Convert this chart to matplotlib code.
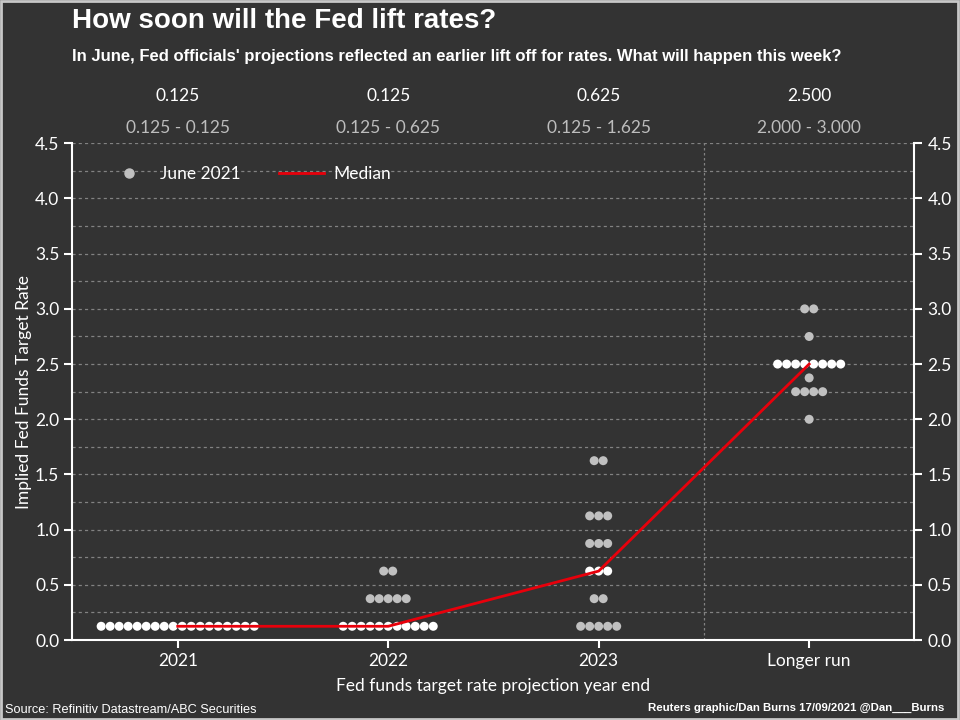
import numpy as np
import matplotlib.pyplot as plt
from matplotlib.lines import Line2D
from matplotlib.patches import Rectangle

# Fed dot plot, June 2021 projections
categories = ['2021', '2022', '2023', 'Longer run']
dot_rates = [
    [0.125],
    [0.125, 0.375, 0.625],
    [0.125, 0.375, 0.625, 0.875, 1.125, 1.625],
    [2.0, 2.25, 2.375, 2.5, 2.75, 3.0],
]
dot_counts = [
    [18],
    [11, 5, 2],
    [5, 2, 3, 3, 3, 2],
    [1, 4, 1, 8, 1, 2],
]
median = [0.125, 0.125, 0.625, 2.5]
ranges = ['0.125 - 0.125', '0.125 - 0.625', '0.125 - 1.625', '2.000 - 3.000']

bg = '#333333'
gray_dot = '#c0c0c0'
red = '#e8000b'
font = ['Lato', 'DejaVu Sans']
narrow = ['Liberation Sans Narrow', 'Liberation Sans', 'DejaVu Sans']
plt.rcParams['font.family'] = font

fig = plt.figure(figsize=(9.6, 7.2), dpi=100)
fig.set_facecolor(bg)
ax = fig.add_axes([0.0755, 0.111, 0.877, 0.690])
ax.set_facecolor(bg)

spacing = 0.0428
for i, (rates, counts) in enumerate(zip(dot_rates, dot_counts)):
    for r, n in zip(rates, counts):
        xs = i + (np.arange(n) - (n - 1) / 2) * spacing
        col = 'white' if r == median[i] else gray_dot
        ax.scatter(xs, [r] * n, s=42, color=col, edgecolors='none', zorder=3)

ax.plot(range(len(categories)), median, color=red, lw=2, zorder=4)

ax.set_xlim(-0.5, 3.5)
ax.set_ylim(0, 4.5)
ax.set_yticks(np.arange(0, 4.51, 0.5))
ax.set_yticklabels([f'{v:.1f}' for v in np.arange(0, 4.51, 0.5)])
ax.set_xticks(range(len(categories)))
ax.set_xticklabels(categories)
for y in np.arange(0.25, 4.51, 0.25):
    ax.axhline(y, color='#828282', lw=0.9, ls=(0, (2.5, 2.5)), zorder=1)
ax.axvline(2.5, color='#828282', lw=0.9, ls=(0, (2, 2)), zorder=1)

ax.tick_params(axis='both', colors='white', labelsize=12.5, length=6, width=1.5)
ax.tick_params(axis='y', left=True, right=True, labelleft=True, labelright=True)
for side in ['left', 'right', 'bottom']:
    ax.spines[side].set_color('white')
    ax.spines[side].set_linewidth(1.5)
ax.spines['top'].set_visible(False)

ax.set_ylabel('Implied Fed Funds Target Rate', color='white', fontsize=12.5, labelpad=2)
ax.set_xlabel('Fed funds target rate projection year end', color='white', fontsize=12.5, labelpad=6)

handles = [
    Line2D([], [], marker='o', ls='none', color=gray_dot, markersize=6.5),
    Line2D([], [], color=red, lw=2),
]
leg = ax.legend(handles, ['June 2021', 'Median'], loc='upper left', ncol=2, frameon=False,
                bbox_to_anchor=(0.022, 0.985), fontsize=12.5, columnspacing=2.2,
                handlelength=2.6, handletextpad=0.5)
for t in leg.get_texts():
    t.set_color('white')

# header: median and range per column
for i in range(len(categories)):
    xf = ax.transData.transform((i, 0))[0] / fig.bbox.width
    fig.text(xf, 1 - 96 / 720, f'{median[i]:.3f}', color='white', fontsize=12.5,
             ha='center', va='center')
    fig.text(xf, 1 - 128 / 720, ranges[i], color='#bdbdbd', fontsize=12.5,
             ha='center', va='center')

fig.text(0.075, 1 - 21 / 720, 'How soon will the Fed lift rates?', color='white',
         fontsize=20, fontweight='bold', family=narrow, ha='left', va='center')
fig.text(0.075, 1 - 56 / 720,
         "In June, Fed officials' projections reflected an earlier lift off for rates. What will happen this week?",
         color='white', fontsize=12, fontweight='bold', family=narrow, ha='left', va='center')

fig.text(5 / 960, 1 - 710 / 720, 'Source: Refinitiv Datastream/ABC Securities', color='white',
         fontsize=9.2, family=narrow, ha='left', va='center')
fig.text(944 / 960, 1 - 708 / 720, 'Reuters graphic/Dan Burns 17/09/2021 @Dan___Burns', color='white',
         fontsize=8.2, fontweight='bold', family=narrow, ha='right', va='center')

fig.patches.append(Rectangle((0.001, 0.001), 0.997, 0.997, transform=fig.transFigure,
                             fill=False, edgecolor='#c8c8c8', lw=2))

fig.savefig('out.png', dpi=100, facecolor=bg)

::::

## What is asked
Extract the full listing above verbatim; pictures are to be left out of the copy.

## Result below
Convert this chart to matplotlib code.
import numpy as np
import matplotlib.pyplot as plt
from matplotlib.lines import Line2D
from matplotlib.patches import Rectangle

# Fed dot plot, June 2021 projections
categories = ['2021', '2022', '2023', 'Longer run']
dot_rates = [
    [0.125],
    [0.125, 0.375, 0.625],
    [0.125, 0.375, 0.625, 0.875, 1.125, 1.625],
    [2.0, 2.25, 2.375, 2.5, 2.75, 3.0],
]
dot_counts = [
    [18],
    [11, 5, 2],
    [5, 2, 3, 3, 3, 2],
    [1, 4, 1, 8, 1, 2],
]
median = [0.125, 0.125, 0.625, 2.5]
ranges = ['0.125 - 0.125', '0.125 - 0.625', '0.125 - 1.625', '2.000 - 3.000']

bg = '#333333'
gray_dot = '#c0c0c0'
red = '#e8000b'
font = ['Lato', 'DejaVu Sans']
narrow = ['Liberation Sans Narrow', 'Liberation Sans', 'DejaVu Sans']
plt.rcParams['font.family'] = font

fig = plt.figure(figsize=(9.6, 7.2), dpi=100)
fig.set_facecolor(bg)
ax = fig.add_axes([0.0755, 0.111, 0.877, 0.690])
ax.set_facecolor(bg)

spacing = 0.0428
for i, (rates, counts) in enumerate(zip(dot_rates, dot_counts)):
    for r, n in zip(rates, counts):
        xs = i + (np.arange(n) - (n - 1) / 2) * spacing
        col = 'white' if r == median[i] else gray_dot
        ax.scatter(xs, [r] * n, s=42, color=col, edgecolors='none', zorder=3)

ax.plot(range(len(categories)), median, color=red, lw=2, zorder=4)

ax.set_xlim(-0.5, 3.5)
ax.set_ylim(0, 4.5)
ax.set_yticks(np.arange(0, 4.51, 0.5))
ax.set_yticklabels([f'{v:.1f}' for v in np.arange(0, 4.51, 0.5)])
ax.set_xticks(range(len(categories)))
ax.set_xticklabels(categories)
for y in np.arange(0.25, 4.51, 0.25):
    ax.axhline(y, color='#828282', lw=0.9, ls=(0, (2.5, 2.5)), zorder=1)
ax.axvline(2.5, color='#828282', lw=0.9, ls=(0, (2, 2)), zorder=1)

ax.tick_params(axis='both', colors='white', labelsize=12.5, length=6, width=1.5)
ax.tick_params(axis='y', left=True, right=True, labelleft=True, labelright=True)
for side in ['left', 'right', 'bottom']:
    ax.spines[side].set_color('white')
    ax.spines[side].set_linewidth(1.5)
ax.spines['top'].set_visible(False)

ax.set_ylabel('Implied Fed Funds Target Rate', color='white', fontsize=12.5, labelpad=2)
ax.set_xlabel('Fed funds target rate projection year end', color='white', fontsize=12.5, labelpad=6)

handles = [
    Line2D([], [], marker='o', ls='none', color=gray_dot, markersize=6.5),
    Line2D([], [], color=red, lw=2),
]
leg = ax.legend(handles, ['June 2021', 'Median'], loc='upper left', ncol=2, frameon=False,
                bbox_to_anchor=(0.022, 0.985), fontsize=12.5, columnspacing=2.2,
                handlelength=2.6, handletextpad=0.5)
for t in leg.get_texts():
    t.set_color('white')

# header: median and range per column
for i in range(len(categories)):
    xf = ax.transData.transform((i, 0))[0] / fig.bbox.width
    fig.text(xf, 1 - 96 / 720, f'{median[i]:.3f}', color='white', fontsize=12.5,
             ha='center', va='center')
    fig.text(xf, 1 - 128 / 720, ranges[i], color='#bdbdbd', fontsize=12.5,
             ha='center', va='center')

fig.text(0.075, 1 - 21 / 720, 'How soon will the Fed lift rates?', color='white',
         fontsize=20, fontweight='bold', family=narrow, ha='left', va='center')
fig.text(0.075, 1 - 56 / 720,
         "In June, Fed officials' projections reflected an earlier lift off for rates. What will happen this week?",
         color='white', fontsize=12, fontweight='bold', family=narrow, ha='left', va='center')

fig.text(5 / 960, 1 - 710 / 720, 'Source: Refinitiv Datastream/ABC Securities', color='white',
         fontsize=9.2, family=narrow, ha='left', va='center')
fig.text(944 / 960, 1 - 708 / 720, 'Reuters graphic/Dan Burns 17/09/2021 @Dan___Burns', color='white',
         fontsize=8.2, fontweight='bold', family=narrow, ha='right', va='center')

fig.patches.append(Rectangle((0.001, 0.001), 0.997, 0.997, transform=fig.transFigure,
                             fill=False, edgecolor='#c8c8c8', lw=2))

fig.savefig('out.png', dpi=100, facecolor=bg)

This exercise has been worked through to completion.